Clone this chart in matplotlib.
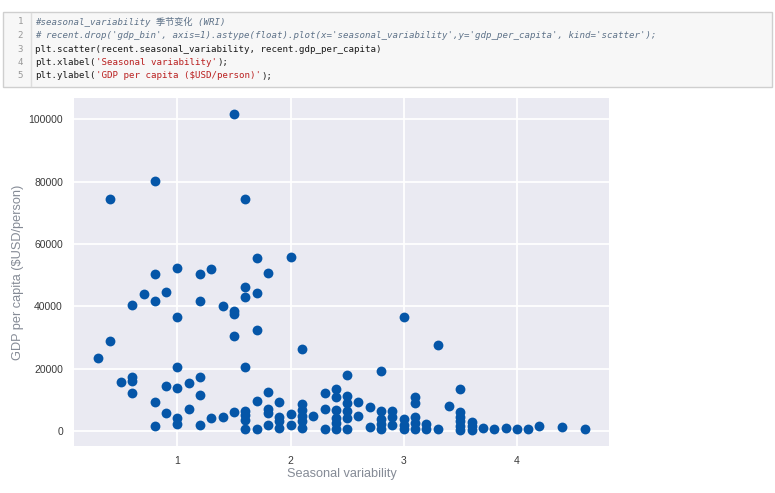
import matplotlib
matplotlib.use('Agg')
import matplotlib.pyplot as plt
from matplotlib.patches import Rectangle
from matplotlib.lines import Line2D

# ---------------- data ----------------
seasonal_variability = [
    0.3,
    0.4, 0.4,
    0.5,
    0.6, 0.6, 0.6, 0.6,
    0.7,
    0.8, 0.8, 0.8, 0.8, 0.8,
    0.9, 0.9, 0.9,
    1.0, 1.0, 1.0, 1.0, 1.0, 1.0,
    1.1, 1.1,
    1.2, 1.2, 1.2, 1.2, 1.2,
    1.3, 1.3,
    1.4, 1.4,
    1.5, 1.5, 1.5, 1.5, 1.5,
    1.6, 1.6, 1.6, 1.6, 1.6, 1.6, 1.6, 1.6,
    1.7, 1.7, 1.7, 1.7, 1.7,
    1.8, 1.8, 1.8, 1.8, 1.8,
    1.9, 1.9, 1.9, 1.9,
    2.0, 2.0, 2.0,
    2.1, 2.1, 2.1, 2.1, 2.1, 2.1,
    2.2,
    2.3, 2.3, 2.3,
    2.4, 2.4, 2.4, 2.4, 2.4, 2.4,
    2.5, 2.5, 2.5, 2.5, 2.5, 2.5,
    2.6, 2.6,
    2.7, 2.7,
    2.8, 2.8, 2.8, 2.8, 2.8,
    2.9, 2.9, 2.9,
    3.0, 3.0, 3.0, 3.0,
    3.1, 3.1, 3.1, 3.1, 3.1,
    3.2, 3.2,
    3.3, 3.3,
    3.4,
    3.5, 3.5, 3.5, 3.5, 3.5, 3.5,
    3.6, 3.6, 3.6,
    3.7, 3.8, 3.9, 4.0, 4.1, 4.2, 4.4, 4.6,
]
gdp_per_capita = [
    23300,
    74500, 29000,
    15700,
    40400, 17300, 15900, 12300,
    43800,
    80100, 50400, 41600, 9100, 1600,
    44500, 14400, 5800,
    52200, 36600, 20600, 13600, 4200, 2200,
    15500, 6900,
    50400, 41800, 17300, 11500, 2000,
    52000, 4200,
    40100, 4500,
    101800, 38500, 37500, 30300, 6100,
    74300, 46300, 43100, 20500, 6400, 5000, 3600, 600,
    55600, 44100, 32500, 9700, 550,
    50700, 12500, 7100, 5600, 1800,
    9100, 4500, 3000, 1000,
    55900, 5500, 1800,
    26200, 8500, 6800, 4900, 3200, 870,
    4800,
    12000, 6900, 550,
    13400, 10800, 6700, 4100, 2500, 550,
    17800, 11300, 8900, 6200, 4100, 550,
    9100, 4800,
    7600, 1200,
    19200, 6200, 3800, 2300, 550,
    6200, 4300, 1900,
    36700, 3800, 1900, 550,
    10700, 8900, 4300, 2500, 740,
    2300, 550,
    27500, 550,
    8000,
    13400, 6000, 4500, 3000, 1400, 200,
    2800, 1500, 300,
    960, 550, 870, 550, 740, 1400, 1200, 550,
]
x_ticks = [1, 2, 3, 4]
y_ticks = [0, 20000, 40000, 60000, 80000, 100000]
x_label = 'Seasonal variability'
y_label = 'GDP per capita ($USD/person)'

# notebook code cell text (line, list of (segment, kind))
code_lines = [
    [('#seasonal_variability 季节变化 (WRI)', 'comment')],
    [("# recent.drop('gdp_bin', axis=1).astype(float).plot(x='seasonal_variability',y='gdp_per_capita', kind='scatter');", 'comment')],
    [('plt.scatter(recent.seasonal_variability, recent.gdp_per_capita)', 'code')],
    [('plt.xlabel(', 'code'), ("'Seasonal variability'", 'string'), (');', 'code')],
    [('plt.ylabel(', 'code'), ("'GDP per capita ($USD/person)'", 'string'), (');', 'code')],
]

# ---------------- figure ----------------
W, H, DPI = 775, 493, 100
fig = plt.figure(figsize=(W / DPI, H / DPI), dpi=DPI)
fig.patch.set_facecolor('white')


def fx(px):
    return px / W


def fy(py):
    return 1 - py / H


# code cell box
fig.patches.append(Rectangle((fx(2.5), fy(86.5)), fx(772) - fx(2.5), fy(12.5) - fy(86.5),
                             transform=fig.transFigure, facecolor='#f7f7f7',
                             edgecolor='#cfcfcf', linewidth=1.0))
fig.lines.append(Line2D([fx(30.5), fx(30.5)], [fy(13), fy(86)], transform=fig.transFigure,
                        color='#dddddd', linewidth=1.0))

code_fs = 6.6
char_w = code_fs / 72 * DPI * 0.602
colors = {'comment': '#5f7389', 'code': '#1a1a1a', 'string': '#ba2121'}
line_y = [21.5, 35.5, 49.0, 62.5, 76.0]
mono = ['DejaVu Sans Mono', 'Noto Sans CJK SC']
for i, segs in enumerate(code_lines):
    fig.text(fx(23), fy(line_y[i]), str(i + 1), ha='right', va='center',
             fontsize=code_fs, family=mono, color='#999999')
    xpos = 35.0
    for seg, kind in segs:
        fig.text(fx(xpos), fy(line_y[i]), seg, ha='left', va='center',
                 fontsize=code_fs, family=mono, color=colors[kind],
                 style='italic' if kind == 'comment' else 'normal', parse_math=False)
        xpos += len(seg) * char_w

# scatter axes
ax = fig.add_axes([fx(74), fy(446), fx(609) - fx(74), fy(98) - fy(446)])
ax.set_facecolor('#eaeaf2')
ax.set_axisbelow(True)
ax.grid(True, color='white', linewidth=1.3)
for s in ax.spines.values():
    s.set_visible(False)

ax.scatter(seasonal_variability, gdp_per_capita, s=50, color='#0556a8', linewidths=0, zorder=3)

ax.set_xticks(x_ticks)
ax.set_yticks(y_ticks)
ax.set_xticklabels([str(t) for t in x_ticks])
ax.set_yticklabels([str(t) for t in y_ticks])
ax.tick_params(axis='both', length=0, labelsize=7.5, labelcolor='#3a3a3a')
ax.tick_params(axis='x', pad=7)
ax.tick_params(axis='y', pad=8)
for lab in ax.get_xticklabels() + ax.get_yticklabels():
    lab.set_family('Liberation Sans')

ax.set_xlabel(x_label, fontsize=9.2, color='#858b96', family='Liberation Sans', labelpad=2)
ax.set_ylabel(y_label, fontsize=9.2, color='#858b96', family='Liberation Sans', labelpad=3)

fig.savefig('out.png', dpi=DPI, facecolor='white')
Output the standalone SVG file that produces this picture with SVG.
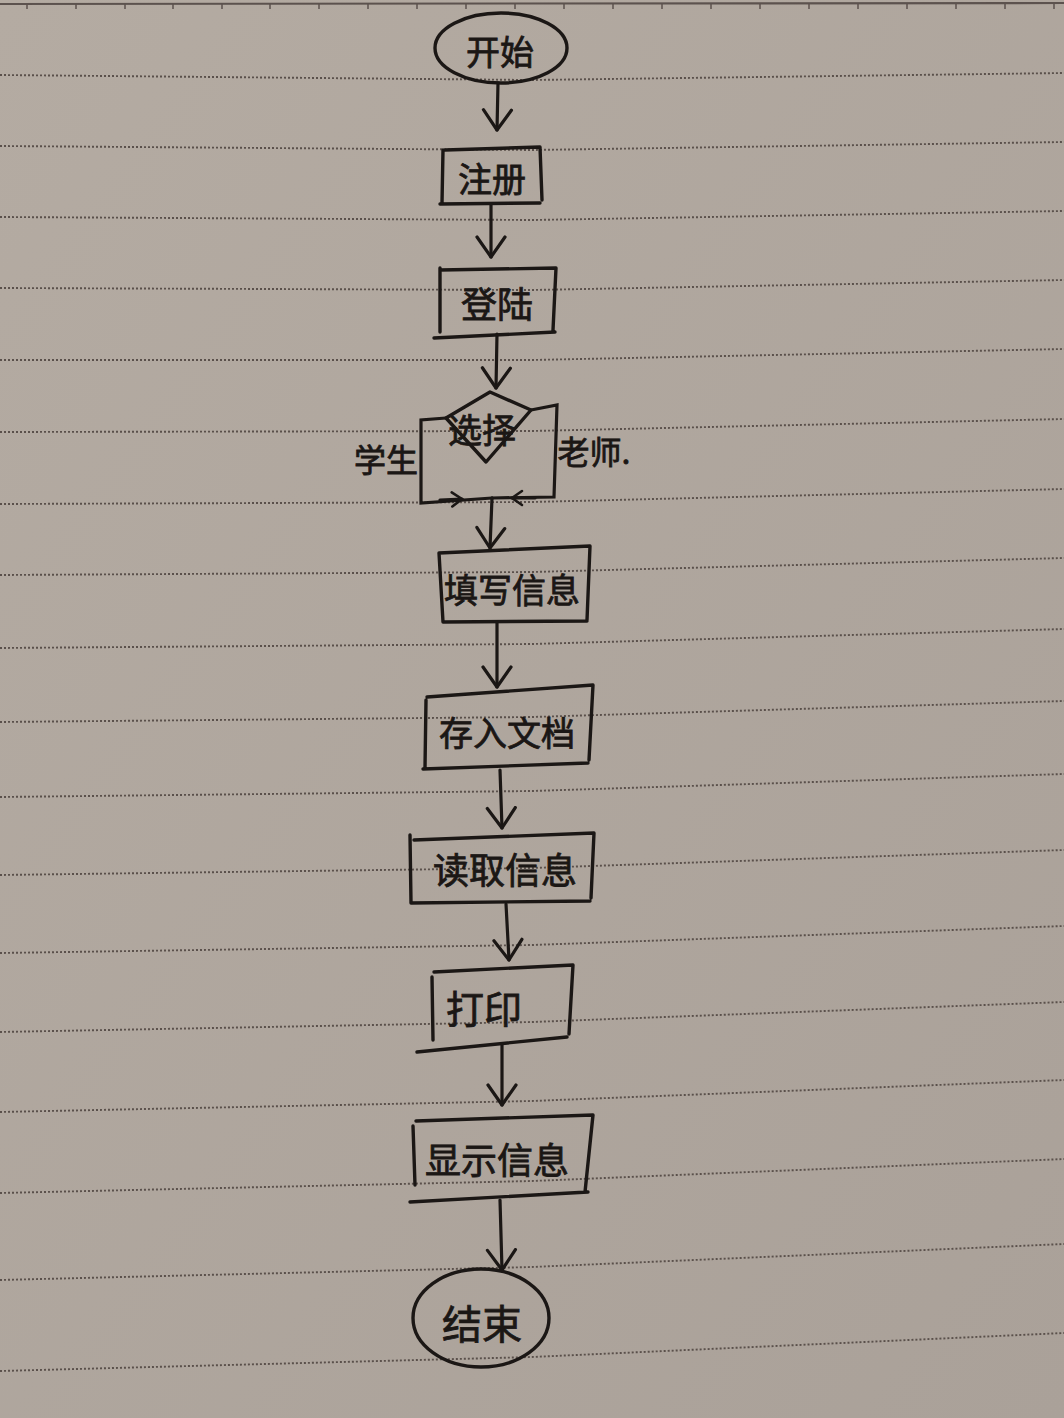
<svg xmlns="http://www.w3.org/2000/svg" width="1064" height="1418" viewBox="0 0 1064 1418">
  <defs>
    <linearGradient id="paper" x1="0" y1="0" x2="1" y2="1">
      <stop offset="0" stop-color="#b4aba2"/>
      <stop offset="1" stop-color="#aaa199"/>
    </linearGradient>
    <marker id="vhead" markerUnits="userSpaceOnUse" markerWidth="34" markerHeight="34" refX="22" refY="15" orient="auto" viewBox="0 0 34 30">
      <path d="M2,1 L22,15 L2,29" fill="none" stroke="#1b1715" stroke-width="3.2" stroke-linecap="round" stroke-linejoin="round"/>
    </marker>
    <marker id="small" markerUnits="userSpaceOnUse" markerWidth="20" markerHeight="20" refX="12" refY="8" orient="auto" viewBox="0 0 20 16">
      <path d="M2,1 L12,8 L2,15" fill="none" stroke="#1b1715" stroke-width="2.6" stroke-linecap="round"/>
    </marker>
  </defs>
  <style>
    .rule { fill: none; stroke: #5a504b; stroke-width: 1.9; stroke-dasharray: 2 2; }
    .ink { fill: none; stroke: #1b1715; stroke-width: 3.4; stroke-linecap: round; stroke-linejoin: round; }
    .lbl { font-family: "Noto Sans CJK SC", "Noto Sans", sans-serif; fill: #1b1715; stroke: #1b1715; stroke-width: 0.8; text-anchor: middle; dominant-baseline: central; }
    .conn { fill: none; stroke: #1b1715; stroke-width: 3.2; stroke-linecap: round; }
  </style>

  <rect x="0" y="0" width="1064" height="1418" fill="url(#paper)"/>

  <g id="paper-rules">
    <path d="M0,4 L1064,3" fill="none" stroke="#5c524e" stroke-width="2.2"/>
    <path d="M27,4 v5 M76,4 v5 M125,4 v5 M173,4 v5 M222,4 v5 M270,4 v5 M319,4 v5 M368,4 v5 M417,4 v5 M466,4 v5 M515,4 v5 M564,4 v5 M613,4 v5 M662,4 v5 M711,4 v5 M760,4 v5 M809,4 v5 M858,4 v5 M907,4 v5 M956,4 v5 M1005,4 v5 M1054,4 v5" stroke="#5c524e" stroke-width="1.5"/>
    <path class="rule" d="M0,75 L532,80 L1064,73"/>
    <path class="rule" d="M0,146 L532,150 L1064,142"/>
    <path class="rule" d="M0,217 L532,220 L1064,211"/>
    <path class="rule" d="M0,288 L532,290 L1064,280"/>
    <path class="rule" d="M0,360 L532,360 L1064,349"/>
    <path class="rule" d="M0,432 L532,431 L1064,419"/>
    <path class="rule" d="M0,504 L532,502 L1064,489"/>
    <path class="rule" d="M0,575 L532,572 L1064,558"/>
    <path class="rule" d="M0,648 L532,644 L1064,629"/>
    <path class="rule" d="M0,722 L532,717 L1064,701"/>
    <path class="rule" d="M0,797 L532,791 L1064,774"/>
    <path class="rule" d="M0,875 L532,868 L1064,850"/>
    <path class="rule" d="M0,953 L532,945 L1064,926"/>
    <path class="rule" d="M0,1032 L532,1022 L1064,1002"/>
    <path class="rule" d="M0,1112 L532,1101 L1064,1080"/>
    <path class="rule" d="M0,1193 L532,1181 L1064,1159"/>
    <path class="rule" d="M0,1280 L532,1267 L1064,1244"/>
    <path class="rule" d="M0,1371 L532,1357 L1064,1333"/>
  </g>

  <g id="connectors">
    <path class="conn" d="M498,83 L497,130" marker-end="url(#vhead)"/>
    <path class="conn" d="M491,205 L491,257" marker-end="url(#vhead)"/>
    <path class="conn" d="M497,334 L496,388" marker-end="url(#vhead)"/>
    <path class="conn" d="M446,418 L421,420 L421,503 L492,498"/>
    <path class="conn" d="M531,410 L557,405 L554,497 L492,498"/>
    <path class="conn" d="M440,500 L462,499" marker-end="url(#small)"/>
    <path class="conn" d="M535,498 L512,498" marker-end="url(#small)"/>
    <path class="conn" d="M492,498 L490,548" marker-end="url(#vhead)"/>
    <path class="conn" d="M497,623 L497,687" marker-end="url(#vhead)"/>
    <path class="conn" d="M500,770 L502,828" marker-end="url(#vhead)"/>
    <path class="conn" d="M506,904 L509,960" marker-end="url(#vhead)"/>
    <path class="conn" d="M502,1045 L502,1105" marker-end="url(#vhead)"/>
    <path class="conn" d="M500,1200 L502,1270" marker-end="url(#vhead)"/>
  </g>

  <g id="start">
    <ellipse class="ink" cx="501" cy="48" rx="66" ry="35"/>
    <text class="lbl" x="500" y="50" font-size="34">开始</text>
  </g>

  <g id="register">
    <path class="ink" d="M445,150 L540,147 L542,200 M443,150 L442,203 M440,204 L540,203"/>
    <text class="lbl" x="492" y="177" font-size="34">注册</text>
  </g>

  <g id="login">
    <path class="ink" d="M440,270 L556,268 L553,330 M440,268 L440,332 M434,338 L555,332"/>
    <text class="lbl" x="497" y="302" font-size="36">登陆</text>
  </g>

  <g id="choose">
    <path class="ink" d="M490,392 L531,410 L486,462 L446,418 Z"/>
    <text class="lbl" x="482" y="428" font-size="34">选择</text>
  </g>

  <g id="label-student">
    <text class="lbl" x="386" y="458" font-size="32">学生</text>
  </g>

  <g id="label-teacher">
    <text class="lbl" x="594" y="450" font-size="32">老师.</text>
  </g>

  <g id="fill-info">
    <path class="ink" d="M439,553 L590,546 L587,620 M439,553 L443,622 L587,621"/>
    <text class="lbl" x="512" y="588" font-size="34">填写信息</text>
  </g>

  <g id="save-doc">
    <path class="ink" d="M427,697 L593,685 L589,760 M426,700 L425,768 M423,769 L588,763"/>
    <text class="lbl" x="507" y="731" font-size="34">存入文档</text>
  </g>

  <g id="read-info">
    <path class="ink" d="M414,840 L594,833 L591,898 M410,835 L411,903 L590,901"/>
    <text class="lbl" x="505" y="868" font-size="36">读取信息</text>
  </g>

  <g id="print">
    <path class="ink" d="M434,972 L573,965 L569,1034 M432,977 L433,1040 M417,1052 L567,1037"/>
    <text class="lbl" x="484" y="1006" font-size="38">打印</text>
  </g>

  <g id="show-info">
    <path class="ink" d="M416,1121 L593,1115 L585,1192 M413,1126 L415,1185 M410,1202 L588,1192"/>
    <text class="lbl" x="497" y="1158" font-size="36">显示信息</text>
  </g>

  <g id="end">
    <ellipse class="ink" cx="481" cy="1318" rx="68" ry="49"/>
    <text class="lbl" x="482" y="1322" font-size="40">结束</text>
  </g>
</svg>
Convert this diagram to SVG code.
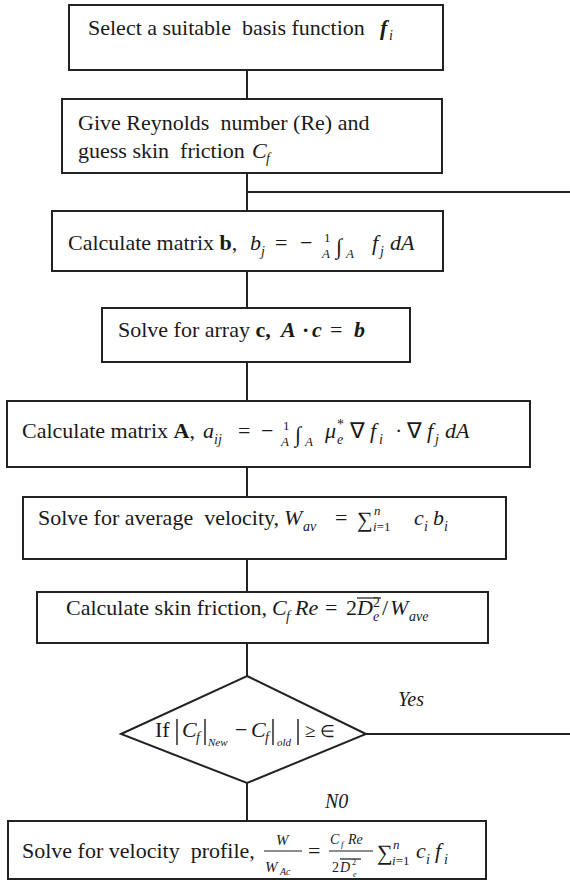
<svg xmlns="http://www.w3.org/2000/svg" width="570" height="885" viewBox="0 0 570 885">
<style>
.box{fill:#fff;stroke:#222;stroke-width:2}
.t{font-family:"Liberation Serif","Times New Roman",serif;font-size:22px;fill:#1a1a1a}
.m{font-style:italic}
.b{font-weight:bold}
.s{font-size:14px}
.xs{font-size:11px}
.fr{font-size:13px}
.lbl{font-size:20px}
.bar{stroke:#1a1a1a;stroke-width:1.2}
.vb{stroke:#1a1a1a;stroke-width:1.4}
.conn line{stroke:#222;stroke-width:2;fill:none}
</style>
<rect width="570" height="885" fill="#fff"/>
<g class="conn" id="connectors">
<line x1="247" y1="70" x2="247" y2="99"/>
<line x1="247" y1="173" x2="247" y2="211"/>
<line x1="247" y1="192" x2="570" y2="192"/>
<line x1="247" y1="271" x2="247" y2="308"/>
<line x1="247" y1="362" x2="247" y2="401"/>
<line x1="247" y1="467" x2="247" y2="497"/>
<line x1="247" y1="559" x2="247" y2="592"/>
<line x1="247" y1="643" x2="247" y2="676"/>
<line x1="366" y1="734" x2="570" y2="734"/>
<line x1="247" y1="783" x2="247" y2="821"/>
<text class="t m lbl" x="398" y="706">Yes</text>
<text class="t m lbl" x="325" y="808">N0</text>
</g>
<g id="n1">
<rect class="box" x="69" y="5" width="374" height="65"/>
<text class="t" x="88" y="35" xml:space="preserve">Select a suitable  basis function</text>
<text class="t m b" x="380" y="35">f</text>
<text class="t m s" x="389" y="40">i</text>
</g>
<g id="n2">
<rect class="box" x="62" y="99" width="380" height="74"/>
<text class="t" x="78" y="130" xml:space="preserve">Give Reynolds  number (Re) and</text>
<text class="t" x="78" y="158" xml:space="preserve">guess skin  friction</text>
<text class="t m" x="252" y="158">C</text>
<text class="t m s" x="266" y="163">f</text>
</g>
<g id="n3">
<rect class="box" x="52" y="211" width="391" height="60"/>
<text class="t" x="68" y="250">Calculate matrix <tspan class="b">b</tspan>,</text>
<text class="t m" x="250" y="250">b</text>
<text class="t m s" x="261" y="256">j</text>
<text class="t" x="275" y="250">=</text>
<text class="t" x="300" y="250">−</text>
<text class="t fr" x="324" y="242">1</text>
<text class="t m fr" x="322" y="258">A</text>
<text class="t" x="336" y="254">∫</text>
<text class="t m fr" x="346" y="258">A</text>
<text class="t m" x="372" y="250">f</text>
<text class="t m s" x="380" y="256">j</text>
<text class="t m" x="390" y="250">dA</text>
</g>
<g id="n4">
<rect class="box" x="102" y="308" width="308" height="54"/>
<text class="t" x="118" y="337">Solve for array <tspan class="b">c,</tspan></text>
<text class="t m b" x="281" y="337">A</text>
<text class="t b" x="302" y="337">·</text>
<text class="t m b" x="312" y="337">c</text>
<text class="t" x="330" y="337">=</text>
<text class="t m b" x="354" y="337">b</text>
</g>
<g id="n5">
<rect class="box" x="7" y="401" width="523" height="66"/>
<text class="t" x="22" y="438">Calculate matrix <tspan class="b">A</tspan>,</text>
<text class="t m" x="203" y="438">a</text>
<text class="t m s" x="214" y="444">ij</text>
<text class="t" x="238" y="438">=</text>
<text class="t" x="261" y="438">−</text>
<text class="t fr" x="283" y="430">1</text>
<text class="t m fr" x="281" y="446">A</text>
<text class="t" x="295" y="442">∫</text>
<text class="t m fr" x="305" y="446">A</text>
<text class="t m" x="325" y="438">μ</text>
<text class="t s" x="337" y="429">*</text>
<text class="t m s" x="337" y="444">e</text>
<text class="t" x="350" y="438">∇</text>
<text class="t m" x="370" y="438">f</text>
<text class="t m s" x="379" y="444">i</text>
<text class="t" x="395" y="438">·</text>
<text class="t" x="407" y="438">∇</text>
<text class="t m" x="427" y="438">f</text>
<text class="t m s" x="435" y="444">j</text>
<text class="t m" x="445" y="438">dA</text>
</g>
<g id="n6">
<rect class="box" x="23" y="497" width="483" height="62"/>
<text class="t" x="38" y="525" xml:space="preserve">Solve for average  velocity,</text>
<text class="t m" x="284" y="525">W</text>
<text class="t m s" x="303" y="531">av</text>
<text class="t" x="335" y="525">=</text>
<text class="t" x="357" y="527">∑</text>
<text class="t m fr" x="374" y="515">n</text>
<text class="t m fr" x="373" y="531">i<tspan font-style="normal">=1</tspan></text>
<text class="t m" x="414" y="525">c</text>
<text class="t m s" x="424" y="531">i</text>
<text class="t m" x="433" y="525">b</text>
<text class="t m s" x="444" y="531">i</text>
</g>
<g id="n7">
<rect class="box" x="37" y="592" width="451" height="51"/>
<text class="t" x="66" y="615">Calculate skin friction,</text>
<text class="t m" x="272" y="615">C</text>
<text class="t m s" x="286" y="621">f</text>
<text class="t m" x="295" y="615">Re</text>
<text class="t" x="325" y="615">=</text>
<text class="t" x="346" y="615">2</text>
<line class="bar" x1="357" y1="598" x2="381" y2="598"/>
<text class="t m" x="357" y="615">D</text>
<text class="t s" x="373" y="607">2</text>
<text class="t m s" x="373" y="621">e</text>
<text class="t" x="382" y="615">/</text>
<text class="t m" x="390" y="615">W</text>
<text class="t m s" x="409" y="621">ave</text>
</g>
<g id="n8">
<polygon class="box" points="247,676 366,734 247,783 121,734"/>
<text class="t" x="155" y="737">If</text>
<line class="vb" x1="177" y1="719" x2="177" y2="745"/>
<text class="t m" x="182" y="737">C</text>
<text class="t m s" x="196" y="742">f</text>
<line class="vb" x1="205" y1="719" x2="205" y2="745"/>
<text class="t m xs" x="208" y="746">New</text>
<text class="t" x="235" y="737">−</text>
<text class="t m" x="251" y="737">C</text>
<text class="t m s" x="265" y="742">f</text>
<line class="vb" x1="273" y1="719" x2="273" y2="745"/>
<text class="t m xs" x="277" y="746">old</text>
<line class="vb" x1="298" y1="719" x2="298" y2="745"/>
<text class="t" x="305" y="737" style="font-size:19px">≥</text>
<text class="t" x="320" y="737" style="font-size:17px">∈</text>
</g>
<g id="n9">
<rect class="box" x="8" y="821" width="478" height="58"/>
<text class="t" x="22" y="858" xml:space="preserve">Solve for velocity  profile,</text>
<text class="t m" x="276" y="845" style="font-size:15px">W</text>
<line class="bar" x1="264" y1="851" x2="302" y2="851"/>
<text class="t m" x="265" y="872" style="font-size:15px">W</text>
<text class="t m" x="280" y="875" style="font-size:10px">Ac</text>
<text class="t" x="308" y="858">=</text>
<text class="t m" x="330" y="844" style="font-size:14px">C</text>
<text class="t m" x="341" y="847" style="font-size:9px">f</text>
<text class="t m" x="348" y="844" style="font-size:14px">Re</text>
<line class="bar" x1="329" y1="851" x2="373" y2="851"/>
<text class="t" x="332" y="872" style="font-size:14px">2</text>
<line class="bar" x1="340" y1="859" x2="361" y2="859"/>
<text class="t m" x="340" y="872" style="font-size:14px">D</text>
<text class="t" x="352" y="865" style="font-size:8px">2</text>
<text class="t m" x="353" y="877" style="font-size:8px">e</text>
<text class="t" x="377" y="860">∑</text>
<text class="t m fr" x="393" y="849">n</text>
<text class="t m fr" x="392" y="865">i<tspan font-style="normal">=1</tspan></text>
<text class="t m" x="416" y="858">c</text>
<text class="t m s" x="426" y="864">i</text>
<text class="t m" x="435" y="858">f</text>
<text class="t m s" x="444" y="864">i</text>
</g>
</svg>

────────────────────

Goal
Only lines with "matplotlib" are wanted here; list each of them.

Answer to this problem
Clone this chart in matplotlib.
import matplotlib
matplotlib.use('Agg')
import matplotlib.pyplot as plt
from matplotlib.patches import Rectangle
from matplotlib.lines import Line2D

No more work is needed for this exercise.